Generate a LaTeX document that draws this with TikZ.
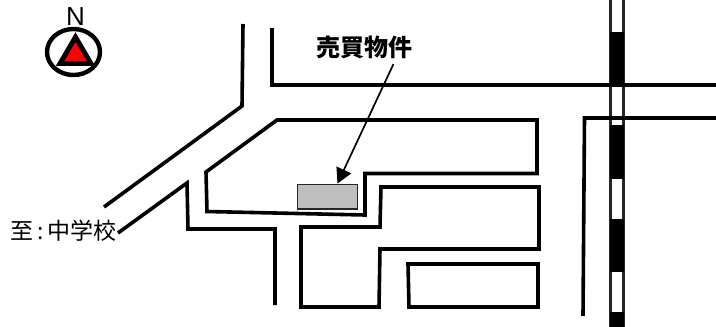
\documentclass[tikz,border=0pt]{standalone}
\usepackage{fontspec}
\setmainfont{Liberation Sans}
\newfontfamily\cjk{Noto Sans CJK JP}
\usetikzlibrary{arrows.meta}
\tikzset{
 road/.style={line width=3.6pt,line join=miter,line cap=butt},
 rail/.style={fill=black,draw=none},
 railedge/.style={draw=black!85,line width=2.6pt},
 lbl/.style={inner sep=0pt,font=\cjk}
}
\begin{document}
\begin{tikzpicture}[x=1pt,y=-1pt]
\useasboundingbox (0,0) rectangle (716,327);
% railway
\draw[railedge] (610.5,0) -- (610.5,327);
\draw[railedge] (623.5,0) -- (623.5,327);
\fill[rail] (610,32) rectangle (624,85);
\fill[rail] (610,125) rectangle (624,179);
\fill[rail] (610,219) rectangle (624,272);
\fill[rail] (610,312) rectangle (624,327);
% roads
\draw[road] (243,24) -- (242,106) -- (104,207);
\draw[road] (272,28) -- (272,85) -- (716,85);
\draw[road] (583,316) -- (584.5,118) -- (716,118);
\draw[road] (277,120) -- (537,120) -- (537,173.5) -- (365,173.5) -- (365,215) -- (207,211.5) -- (206,172) -- cycle;
\draw[road] (275,305) -- (275,229) -- (188,229) -- (187,183) -- (118,233);
\draw[road] (301,307) -- (301,227) -- (380,227) -- (381,187) -- (539,187) -- (539,249) -- (380,249) -- (379,307) -- cycle;
\draw[road] (408,264) -- (538,264) -- (538,307) -- (409,307) -- cycle;
% property
\node[draw=black!85,line width=1.5pt,fill=black!25,minimum width=60pt,minimum height=24.5pt,inner sep=0pt,anchor=north west] (prop) at (296.6,183.6) {};
% labels
\node[lbl,font=\cjk\bfseries\fontsize{24}{24}\selectfont] (title) at (364.5,47.5) {売買物件};
\coordinate (tip) at (337.5,183.5);
\coordinate (tail) at (393.5,64);
\draw[line width=1.7pt,-{Triangle[length=15pt,width=16pt]}] (tail) -- (tip);
\node[lbl,font=\cjk\fontsize{23}{23}\selectfont,anchor=west] (dest) at (10.5,231) {至\hspace{3.5pt}:\hspace{3.5pt}中学校};
% compass
\node[inner sep=0pt,font=\fontsize{26}{26}\selectfont] (north) at (75.5,16.5) {N};
\draw[line width=4.4pt] (73.5,52) ellipse [x radius=26.5,y radius=23];
\draw[line width=4.8pt,fill=red,line join=miter] (75.5,37) -- (91,63.5) -- (60,63.5) -- cycle;
\end{tikzpicture}
\end{document}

#### [What this task involves]
Write out again every line above exactly as given; the pictures do not belong in the copy.

#### [Exercise solution]
Generate a LaTeX document that draws this with TikZ.
\documentclass[tikz,border=0pt]{standalone}
\usepackage{fontspec}
\setmainfont{Liberation Sans}
\newfontfamily\cjk{Noto Sans CJK JP}
\usetikzlibrary{arrows.meta}
\tikzset{
 road/.style={line width=3.6pt,line join=miter,line cap=butt},
 rail/.style={fill=black,draw=none},
 railedge/.style={draw=black!85,line width=2.6pt},
 lbl/.style={inner sep=0pt,font=\cjk}
}
\begin{document}
\begin{tikzpicture}[x=1pt,y=-1pt]
\useasboundingbox (0,0) rectangle (716,327);
% railway
\draw[railedge] (610.5,0) -- (610.5,327);
\draw[railedge] (623.5,0) -- (623.5,327);
\fill[rail] (610,32) rectangle (624,85);
\fill[rail] (610,125) rectangle (624,179);
\fill[rail] (610,219) rectangle (624,272);
\fill[rail] (610,312) rectangle (624,327);
% roads
\draw[road] (243,24) -- (242,106) -- (104,207);
\draw[road] (272,28) -- (272,85) -- (716,85);
\draw[road] (583,316) -- (584.5,118) -- (716,118);
\draw[road] (277,120) -- (537,120) -- (537,173.5) -- (365,173.5) -- (365,215) -- (207,211.5) -- (206,172) -- cycle;
\draw[road] (275,305) -- (275,229) -- (188,229) -- (187,183) -- (118,233);
\draw[road] (301,307) -- (301,227) -- (380,227) -- (381,187) -- (539,187) -- (539,249) -- (380,249) -- (379,307) -- cycle;
\draw[road] (408,264) -- (538,264) -- (538,307) -- (409,307) -- cycle;
% property
\node[draw=black!85,line width=1.5pt,fill=black!25,minimum width=60pt,minimum height=24.5pt,inner sep=0pt,anchor=north west] (prop) at (296.6,183.6) {};
% labels
\node[lbl,font=\cjk\bfseries\fontsize{24}{24}\selectfont] (title) at (364.5,47.5) {売買物件};
\coordinate (tip) at (337.5,183.5);
\coordinate (tail) at (393.5,64);
\draw[line width=1.7pt,-{Triangle[length=15pt,width=16pt]}] (tail) -- (tip);
\node[lbl,font=\cjk\fontsize{23}{23}\selectfont,anchor=west] (dest) at (10.5,231) {至\hspace{3.5pt}:\hspace{3.5pt}中学校};
% compass
\node[inner sep=0pt,font=\fontsize{26}{26}\selectfont] (north) at (75.5,16.5) {N};
\draw[line width=4.4pt] (73.5,52) ellipse [x radius=26.5,y radius=23];
\draw[line width=4.8pt,fill=red,line join=miter] (75.5,37) -- (91,63.5) -- (60,63.5) -- cycle;
\end{tikzpicture}
\end{document}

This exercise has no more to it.